**EXERCISE INSTRUCTIONS**
Everything from the first line down to the line containing "(0,0) rectangle (1143,715);" should be reproduced exactly; please include nothing else.

**MATERIAL**
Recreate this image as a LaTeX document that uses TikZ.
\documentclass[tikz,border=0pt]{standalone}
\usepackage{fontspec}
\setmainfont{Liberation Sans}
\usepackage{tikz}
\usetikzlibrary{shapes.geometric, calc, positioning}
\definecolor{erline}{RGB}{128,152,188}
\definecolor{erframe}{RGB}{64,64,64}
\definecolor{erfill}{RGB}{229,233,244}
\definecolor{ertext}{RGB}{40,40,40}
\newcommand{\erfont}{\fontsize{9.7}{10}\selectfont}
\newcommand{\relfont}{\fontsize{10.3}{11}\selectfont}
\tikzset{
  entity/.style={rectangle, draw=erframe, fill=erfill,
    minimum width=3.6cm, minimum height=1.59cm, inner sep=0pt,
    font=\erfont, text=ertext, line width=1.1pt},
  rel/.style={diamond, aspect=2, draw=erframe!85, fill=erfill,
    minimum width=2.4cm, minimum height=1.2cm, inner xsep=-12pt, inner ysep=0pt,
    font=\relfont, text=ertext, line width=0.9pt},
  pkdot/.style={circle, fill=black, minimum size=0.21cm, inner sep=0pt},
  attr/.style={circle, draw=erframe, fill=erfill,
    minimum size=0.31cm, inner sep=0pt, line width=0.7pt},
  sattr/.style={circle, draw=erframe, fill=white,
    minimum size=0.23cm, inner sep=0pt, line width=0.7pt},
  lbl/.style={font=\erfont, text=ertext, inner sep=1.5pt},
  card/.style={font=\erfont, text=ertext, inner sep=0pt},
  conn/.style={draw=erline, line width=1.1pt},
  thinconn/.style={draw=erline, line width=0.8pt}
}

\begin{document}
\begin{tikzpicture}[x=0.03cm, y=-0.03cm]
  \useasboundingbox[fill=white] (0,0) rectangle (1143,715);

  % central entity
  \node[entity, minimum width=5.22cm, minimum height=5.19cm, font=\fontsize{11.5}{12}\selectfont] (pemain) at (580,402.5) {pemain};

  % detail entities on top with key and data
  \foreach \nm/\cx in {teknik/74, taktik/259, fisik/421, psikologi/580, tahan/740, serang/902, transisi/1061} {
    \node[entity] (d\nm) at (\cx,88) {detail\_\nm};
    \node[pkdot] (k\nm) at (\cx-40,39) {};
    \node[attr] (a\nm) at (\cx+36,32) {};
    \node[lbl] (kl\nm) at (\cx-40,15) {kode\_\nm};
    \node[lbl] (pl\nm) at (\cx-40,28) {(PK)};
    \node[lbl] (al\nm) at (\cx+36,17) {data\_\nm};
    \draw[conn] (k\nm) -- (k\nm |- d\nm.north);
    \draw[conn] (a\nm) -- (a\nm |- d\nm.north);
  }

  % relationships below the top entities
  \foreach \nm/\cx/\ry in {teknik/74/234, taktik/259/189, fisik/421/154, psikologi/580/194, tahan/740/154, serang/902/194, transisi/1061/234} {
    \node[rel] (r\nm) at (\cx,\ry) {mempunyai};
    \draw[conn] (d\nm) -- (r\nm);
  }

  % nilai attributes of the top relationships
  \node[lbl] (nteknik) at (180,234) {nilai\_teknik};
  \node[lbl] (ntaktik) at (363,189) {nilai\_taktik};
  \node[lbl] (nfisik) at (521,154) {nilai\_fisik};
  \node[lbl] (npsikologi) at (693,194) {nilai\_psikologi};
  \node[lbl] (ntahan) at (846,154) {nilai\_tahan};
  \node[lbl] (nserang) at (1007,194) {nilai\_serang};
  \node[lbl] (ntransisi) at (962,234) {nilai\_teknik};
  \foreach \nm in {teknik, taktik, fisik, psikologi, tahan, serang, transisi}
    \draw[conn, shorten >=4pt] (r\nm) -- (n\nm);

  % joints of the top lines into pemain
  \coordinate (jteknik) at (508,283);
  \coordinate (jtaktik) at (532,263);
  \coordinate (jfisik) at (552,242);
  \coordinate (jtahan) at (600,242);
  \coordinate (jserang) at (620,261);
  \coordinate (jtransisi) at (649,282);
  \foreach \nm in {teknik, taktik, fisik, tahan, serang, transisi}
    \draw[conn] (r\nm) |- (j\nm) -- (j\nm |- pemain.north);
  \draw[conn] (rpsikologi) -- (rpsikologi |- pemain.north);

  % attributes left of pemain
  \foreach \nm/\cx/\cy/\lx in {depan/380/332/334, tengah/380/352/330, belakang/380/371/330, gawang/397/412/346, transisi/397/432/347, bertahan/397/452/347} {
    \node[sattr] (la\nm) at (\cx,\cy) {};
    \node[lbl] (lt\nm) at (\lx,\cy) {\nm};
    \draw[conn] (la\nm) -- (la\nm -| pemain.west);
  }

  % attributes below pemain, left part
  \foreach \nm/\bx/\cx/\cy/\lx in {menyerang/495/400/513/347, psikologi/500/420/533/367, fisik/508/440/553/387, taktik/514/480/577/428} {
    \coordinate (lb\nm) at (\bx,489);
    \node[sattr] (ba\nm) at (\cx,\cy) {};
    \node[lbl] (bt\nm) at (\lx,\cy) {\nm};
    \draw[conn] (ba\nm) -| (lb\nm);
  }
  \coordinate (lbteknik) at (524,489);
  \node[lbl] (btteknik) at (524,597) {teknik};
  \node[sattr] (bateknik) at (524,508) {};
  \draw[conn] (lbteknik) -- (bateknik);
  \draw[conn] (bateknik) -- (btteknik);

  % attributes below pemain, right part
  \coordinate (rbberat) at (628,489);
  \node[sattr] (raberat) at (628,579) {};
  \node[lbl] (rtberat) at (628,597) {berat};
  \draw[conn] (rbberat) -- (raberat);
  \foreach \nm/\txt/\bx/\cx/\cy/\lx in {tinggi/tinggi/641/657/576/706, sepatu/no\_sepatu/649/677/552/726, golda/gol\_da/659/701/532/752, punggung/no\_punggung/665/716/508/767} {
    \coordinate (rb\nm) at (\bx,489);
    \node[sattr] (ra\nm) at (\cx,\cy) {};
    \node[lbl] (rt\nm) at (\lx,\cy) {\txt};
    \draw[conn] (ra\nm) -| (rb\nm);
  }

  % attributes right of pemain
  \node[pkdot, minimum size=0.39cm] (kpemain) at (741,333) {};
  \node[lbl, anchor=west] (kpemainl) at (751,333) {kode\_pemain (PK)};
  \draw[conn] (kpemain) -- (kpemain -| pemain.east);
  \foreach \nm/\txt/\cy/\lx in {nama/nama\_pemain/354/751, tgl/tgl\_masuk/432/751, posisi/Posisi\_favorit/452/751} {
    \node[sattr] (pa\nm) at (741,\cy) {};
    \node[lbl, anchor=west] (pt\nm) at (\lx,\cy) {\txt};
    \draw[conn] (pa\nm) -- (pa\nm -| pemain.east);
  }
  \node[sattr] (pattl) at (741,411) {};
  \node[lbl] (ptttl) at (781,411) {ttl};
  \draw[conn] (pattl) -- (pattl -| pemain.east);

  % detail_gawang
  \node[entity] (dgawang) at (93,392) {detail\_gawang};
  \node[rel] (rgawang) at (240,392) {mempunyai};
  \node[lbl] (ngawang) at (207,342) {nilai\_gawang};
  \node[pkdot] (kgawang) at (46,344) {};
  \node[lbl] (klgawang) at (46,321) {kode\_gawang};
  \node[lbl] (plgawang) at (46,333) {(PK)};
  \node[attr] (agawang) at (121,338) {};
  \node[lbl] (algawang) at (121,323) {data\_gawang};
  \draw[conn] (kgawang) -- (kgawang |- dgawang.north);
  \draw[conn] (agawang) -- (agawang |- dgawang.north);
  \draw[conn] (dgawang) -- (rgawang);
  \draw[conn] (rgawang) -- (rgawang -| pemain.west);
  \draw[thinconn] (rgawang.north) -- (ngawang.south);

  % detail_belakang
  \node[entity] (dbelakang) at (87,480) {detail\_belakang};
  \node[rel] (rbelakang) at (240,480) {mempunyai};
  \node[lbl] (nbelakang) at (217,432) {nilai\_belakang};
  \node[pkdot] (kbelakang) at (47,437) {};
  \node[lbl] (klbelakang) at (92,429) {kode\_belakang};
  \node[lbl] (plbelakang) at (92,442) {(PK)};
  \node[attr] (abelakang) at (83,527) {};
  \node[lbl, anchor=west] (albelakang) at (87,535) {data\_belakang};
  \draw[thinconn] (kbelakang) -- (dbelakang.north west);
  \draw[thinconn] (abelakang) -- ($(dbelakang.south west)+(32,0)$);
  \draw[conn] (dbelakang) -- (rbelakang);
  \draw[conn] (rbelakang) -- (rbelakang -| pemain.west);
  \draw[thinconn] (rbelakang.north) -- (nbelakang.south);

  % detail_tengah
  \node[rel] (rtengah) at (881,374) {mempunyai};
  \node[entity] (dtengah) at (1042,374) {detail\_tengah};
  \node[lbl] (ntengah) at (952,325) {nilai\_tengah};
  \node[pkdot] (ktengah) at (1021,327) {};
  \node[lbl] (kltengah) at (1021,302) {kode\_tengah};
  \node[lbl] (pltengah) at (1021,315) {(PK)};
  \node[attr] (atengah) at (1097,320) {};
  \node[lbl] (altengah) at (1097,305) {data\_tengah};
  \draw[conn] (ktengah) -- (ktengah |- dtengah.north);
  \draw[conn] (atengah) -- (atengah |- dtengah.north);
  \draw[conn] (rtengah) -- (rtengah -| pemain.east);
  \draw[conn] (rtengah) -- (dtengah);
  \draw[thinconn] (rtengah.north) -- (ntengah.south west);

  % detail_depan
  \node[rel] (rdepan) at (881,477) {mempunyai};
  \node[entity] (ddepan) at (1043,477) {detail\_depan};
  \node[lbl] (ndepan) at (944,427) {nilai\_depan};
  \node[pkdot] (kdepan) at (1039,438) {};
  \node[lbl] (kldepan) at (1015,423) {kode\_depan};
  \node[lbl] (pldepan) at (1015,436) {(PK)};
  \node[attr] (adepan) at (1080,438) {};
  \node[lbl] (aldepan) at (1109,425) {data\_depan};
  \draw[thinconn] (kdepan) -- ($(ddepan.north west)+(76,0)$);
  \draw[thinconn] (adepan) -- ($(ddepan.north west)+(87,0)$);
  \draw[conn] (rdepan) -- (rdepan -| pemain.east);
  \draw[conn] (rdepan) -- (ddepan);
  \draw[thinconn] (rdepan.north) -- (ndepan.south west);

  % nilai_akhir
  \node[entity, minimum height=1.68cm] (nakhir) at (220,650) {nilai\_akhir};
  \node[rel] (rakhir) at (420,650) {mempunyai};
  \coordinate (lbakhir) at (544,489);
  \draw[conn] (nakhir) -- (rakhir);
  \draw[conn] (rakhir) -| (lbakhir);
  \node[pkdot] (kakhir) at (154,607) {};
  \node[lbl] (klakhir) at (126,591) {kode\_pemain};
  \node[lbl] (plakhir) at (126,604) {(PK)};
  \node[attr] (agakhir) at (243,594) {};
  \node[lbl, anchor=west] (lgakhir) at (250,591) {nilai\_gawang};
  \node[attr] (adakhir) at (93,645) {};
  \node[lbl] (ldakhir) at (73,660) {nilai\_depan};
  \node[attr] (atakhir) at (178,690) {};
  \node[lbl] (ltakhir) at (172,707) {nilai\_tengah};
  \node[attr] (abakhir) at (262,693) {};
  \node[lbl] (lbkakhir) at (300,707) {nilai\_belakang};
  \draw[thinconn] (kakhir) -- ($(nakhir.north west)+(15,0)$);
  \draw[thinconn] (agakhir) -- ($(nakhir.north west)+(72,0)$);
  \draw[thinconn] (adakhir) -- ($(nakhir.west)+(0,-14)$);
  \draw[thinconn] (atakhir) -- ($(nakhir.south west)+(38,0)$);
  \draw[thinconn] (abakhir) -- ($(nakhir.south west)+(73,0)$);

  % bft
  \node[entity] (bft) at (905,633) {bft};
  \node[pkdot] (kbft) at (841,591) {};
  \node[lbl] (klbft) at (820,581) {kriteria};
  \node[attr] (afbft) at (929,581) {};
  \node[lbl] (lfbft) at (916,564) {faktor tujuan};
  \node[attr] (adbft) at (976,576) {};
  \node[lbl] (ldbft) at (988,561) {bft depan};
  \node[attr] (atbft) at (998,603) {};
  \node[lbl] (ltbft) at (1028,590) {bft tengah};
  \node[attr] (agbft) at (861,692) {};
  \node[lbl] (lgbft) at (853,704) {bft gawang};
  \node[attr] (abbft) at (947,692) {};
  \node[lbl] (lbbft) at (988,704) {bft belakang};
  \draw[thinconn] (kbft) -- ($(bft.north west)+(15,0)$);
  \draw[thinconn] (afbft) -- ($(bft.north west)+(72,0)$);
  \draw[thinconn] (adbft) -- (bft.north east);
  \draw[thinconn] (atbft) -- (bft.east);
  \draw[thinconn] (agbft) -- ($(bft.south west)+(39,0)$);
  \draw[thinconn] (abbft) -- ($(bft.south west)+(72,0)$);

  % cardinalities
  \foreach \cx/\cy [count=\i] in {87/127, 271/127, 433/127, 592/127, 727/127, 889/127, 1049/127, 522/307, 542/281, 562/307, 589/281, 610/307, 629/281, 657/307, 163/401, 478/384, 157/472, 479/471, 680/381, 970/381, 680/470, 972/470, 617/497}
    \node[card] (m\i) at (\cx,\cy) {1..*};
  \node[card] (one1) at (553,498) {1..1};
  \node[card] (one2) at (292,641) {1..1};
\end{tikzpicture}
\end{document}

**COMPLETE OUTPUT**
Recreate this image as a LaTeX document that uses TikZ.
\documentclass[tikz,border=0pt]{standalone}
\usepackage{fontspec}
\setmainfont{Liberation Sans}
\usepackage{tikz}
\usetikzlibrary{shapes.geometric, calc, positioning}
\definecolor{erline}{RGB}{128,152,188}
\definecolor{erframe}{RGB}{64,64,64}
\definecolor{erfill}{RGB}{229,233,244}
\definecolor{ertext}{RGB}{40,40,40}
\newcommand{\erfont}{\fontsize{9.7}{10}\selectfont}
\newcommand{\relfont}{\fontsize{10.3}{11}\selectfont}
\tikzset{
  entity/.style={rectangle, draw=erframe, fill=erfill,
    minimum width=3.6cm, minimum height=1.59cm, inner sep=0pt,
    font=\erfont, text=ertext, line width=1.1pt},
  rel/.style={diamond, aspect=2, draw=erframe!85, fill=erfill,
    minimum width=2.4cm, minimum height=1.2cm, inner xsep=-12pt, inner ysep=0pt,
    font=\relfont, text=ertext, line width=0.9pt},
  pkdot/.style={circle, fill=black, minimum size=0.21cm, inner sep=0pt},
  attr/.style={circle, draw=erframe, fill=erfill,
    minimum size=0.31cm, inner sep=0pt, line width=0.7pt},
  sattr/.style={circle, draw=erframe, fill=white,
    minimum size=0.23cm, inner sep=0pt, line width=0.7pt},
  lbl/.style={font=\erfont, text=ertext, inner sep=1.5pt},
  card/.style={font=\erfont, text=ertext, inner sep=0pt},
  conn/.style={draw=erline, line width=1.1pt},
  thinconn/.style={draw=erline, line width=0.8pt}
}

\begin{document}
\begin{tikzpicture}[x=0.03cm, y=-0.03cm]
  \useasboundingbox[fill=white] (0,0) rectangle (1143,715);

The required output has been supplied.